THE UNIVERSITY OF VICTORIA
Sept 22, 2000

Film tells story of Coast Salish knitters

Vancouver Island’s famed Cowichan sweaters tell a story of tradition, artistry

by Robie Liscomb

Long before outdoor wear made of Gore-Tex or polar fleece there were Cowichan sweaters — warm, waterproof and long-lasting. For nearly a century, the Coast Salish women of southern Vancouver Island have produced these distinctively patterned, hand-knit sweaters. Prime ministers, presidents and royalty have worn them, but until now, little has been told about the extraordinary aboriginal women who make them.

Their story is now the subject of a one-hour film by Métis writer/director and UVic women’s studies professor Christine Welsh and her company, Prairie Girl Films.

The Story of the Coast Salish Knitters weaves together rare archival footage and interviews with three generations of Cowichan, Penelakut and Tsartlip women, telling an inspiring tale of artistry, courage and cultural transformation.

“I originally came to the story of the Coast Salish knitters because of the research of Sylvia Olsen,” explains Welsh. The two had worked together on Welsh’s previous film, Kuper Island: Return to the Healing Circle, the story of the survivors of the Kuper Island Indian Residential School.

“I married into the Tsartlip Band 28 years ago,” says Olsen, “and I owned and operated a small sweater business for 15 years. Then I quit to go to UVic.”

When it came time to choose a thesis topic for her UVic master’s degree in history, she decided to write about the Coast Salish knitters, to bring their story to light. “It’s a story that was hidden away in the deep recesses of B.C. history,” she explains.

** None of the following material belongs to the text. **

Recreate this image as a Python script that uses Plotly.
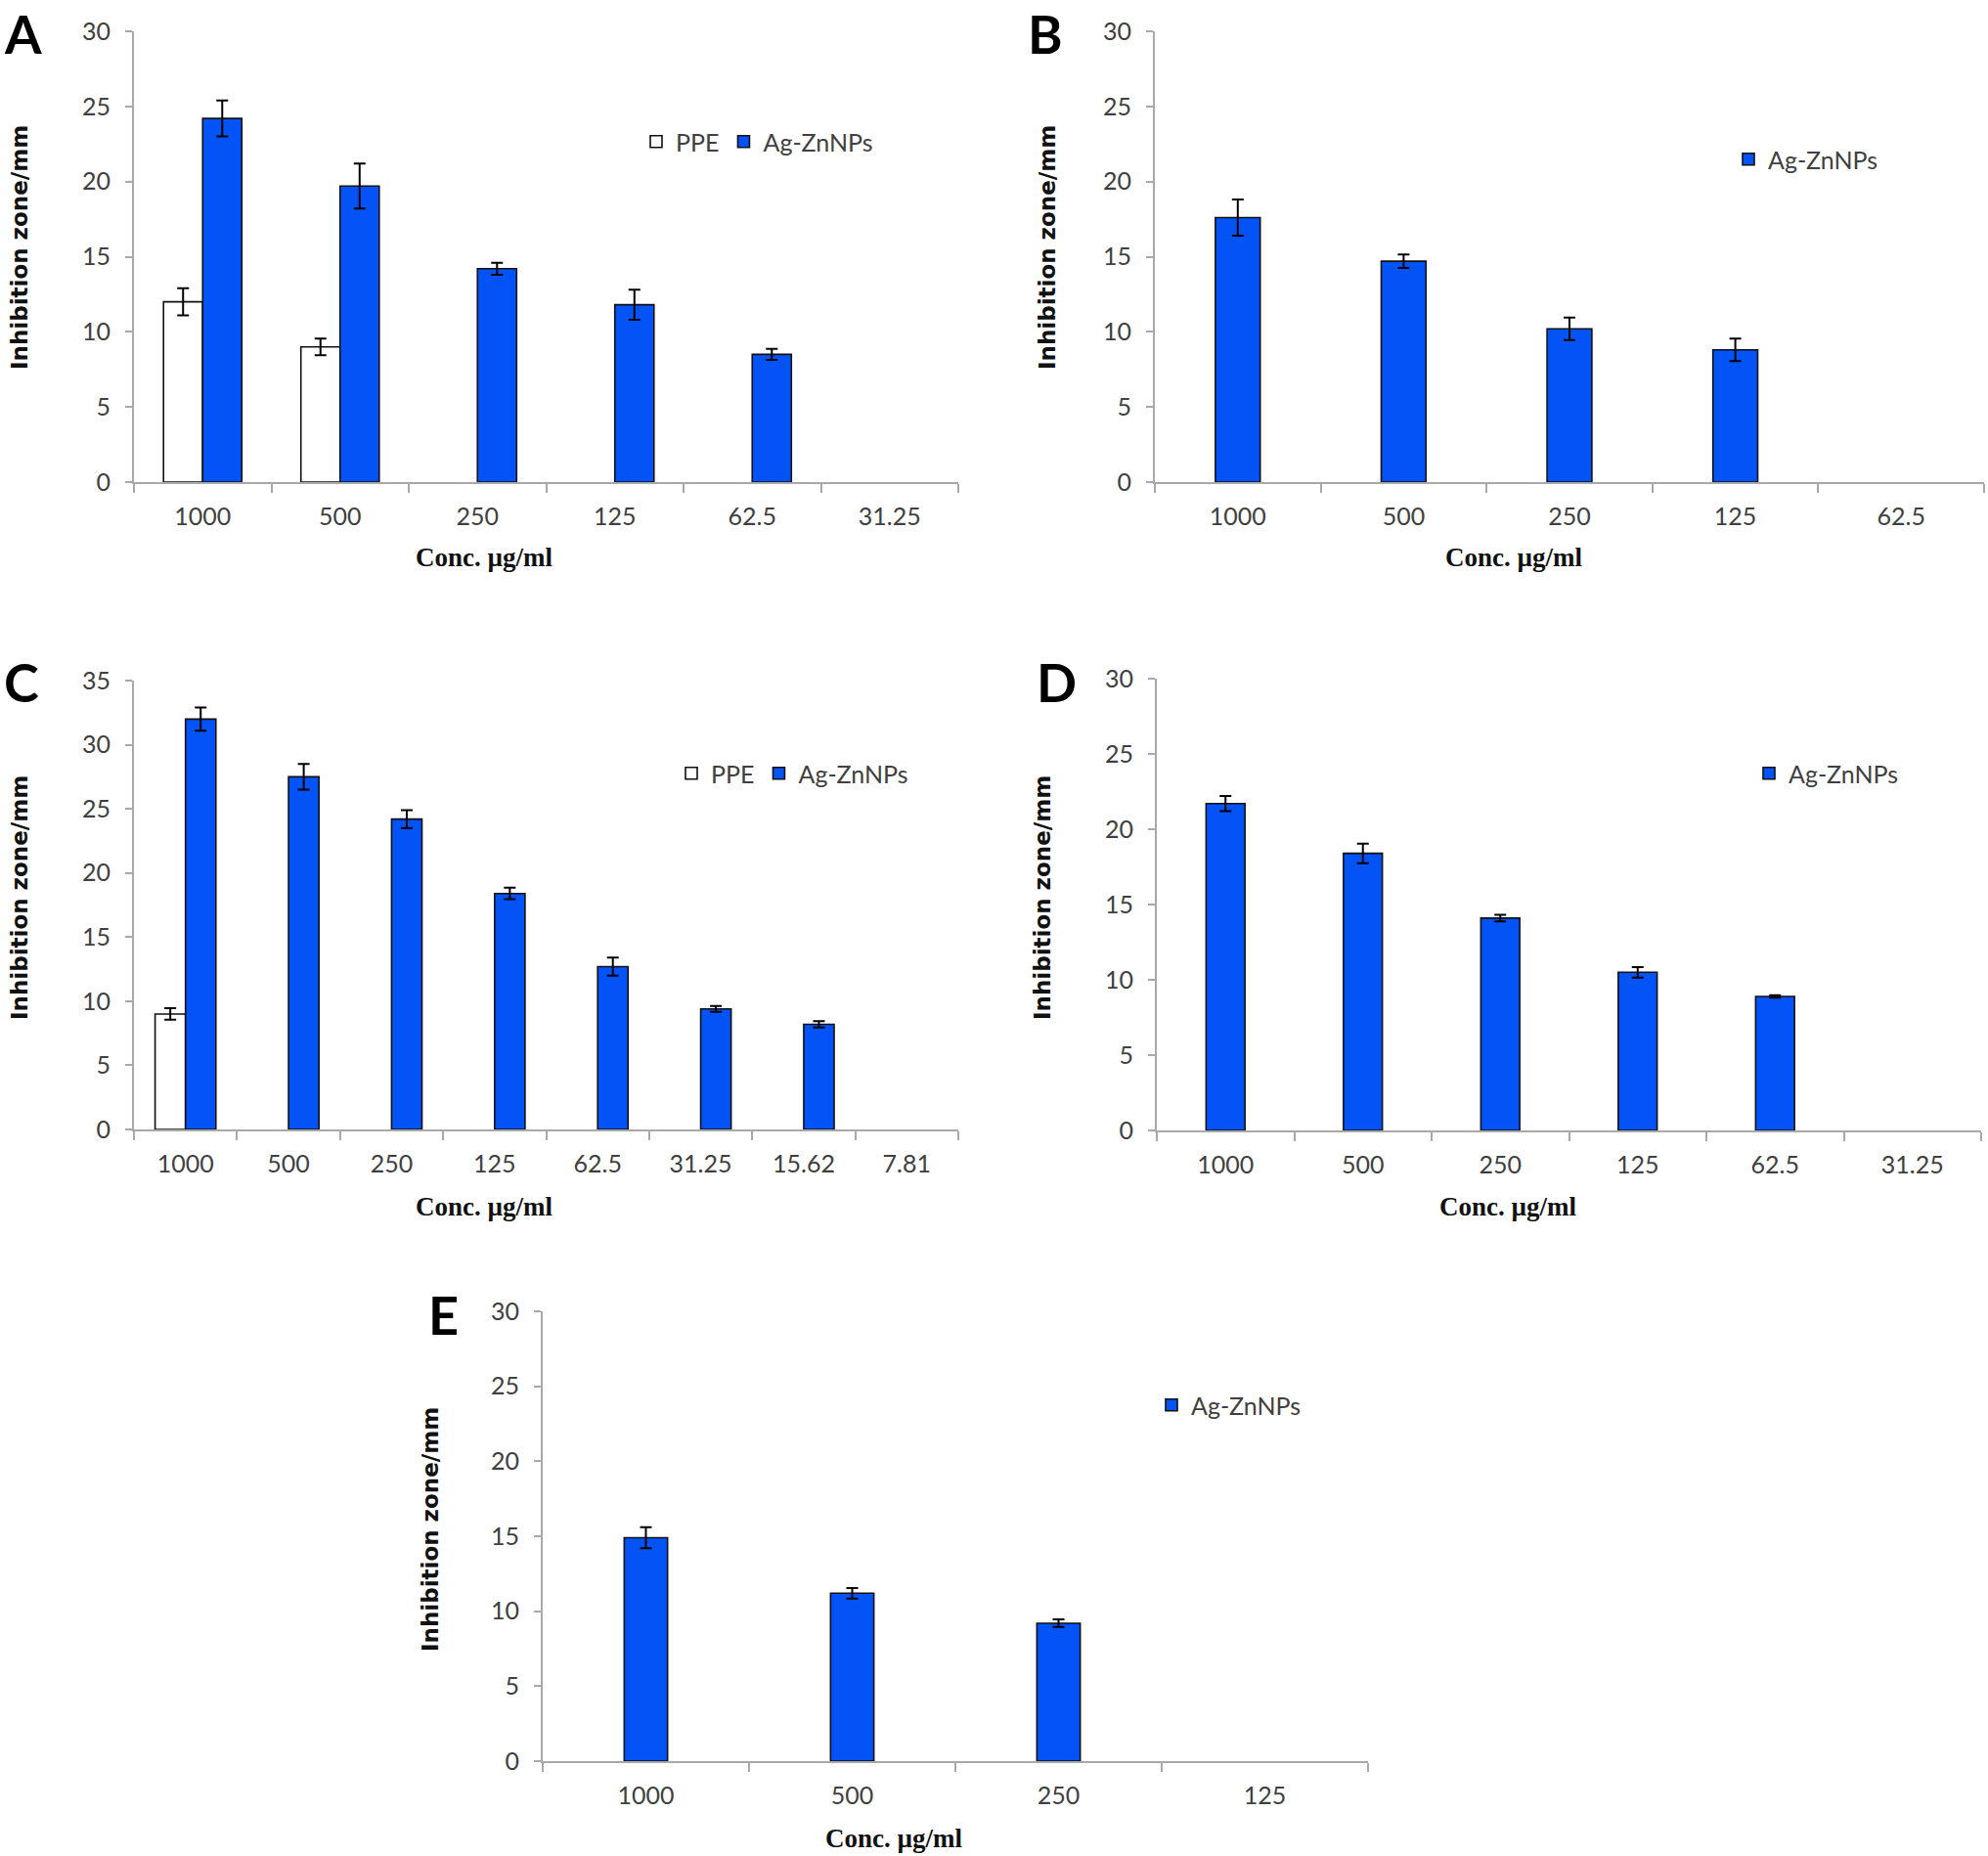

Long before the arrival of Europeans, Coast Salish people had a strong tradition of weaving. The women wove blankets using the hair of small dogs mixed with mountain goat wool traded from the mainland. These blankets represented cultural esteem and were the main form of currency in the Coast Salish economy, used for trade and ceremonial purposes.

With the arrival of European settlers, Coast Salish women learned knitting and adapted this skill to create something distinctively theirs — the Cowichan sweater. They created their knit patterns without the use of dyes, using natural black, brown and white wool from sheep brought by the Europeans.

Each Cowichan sweater is unique, incorporating designs —animals, birds, sea creatures and geometric shapes — that have been passed down from mother to daughter.

Making the sweaters by hand involves much difficult work before knitting even begins. First, the women wash the wool by hand in boiling water so that it is clean yet retains the natural lanolin which makes the wool water-resistant. Then they clean and tease the wool and card it, combing it in one direction to ready it for the next step — spinning into yarn.

Like the blankets before them, the sweaters these women knit have had great economic importance for the Coast Salish. In the film, women speak of staying up all night knitting a sweater so they would have money to buy groceries the next day.

“There’s a common perception that the people of the West Coast lived by logging and fishing in the first half of the 20th century. That was certainly my perception,” says Welsh. “I had no idea of this hidden economy...that the Coast Salish women knit to put food on the table, to keep their families alive.”

Over the decades, Coast Salish knitters have struggled with unscrupulous buyers offering low prices, with fluctuating supply and demand, and with increasing competition from imitations and the use of new high-tech fabrics. However, throughout the past century, Coast Salish women have continued producing these useful and beautiful garments — a symbol of their extraordinary resourcefulness, creativity and adaptability.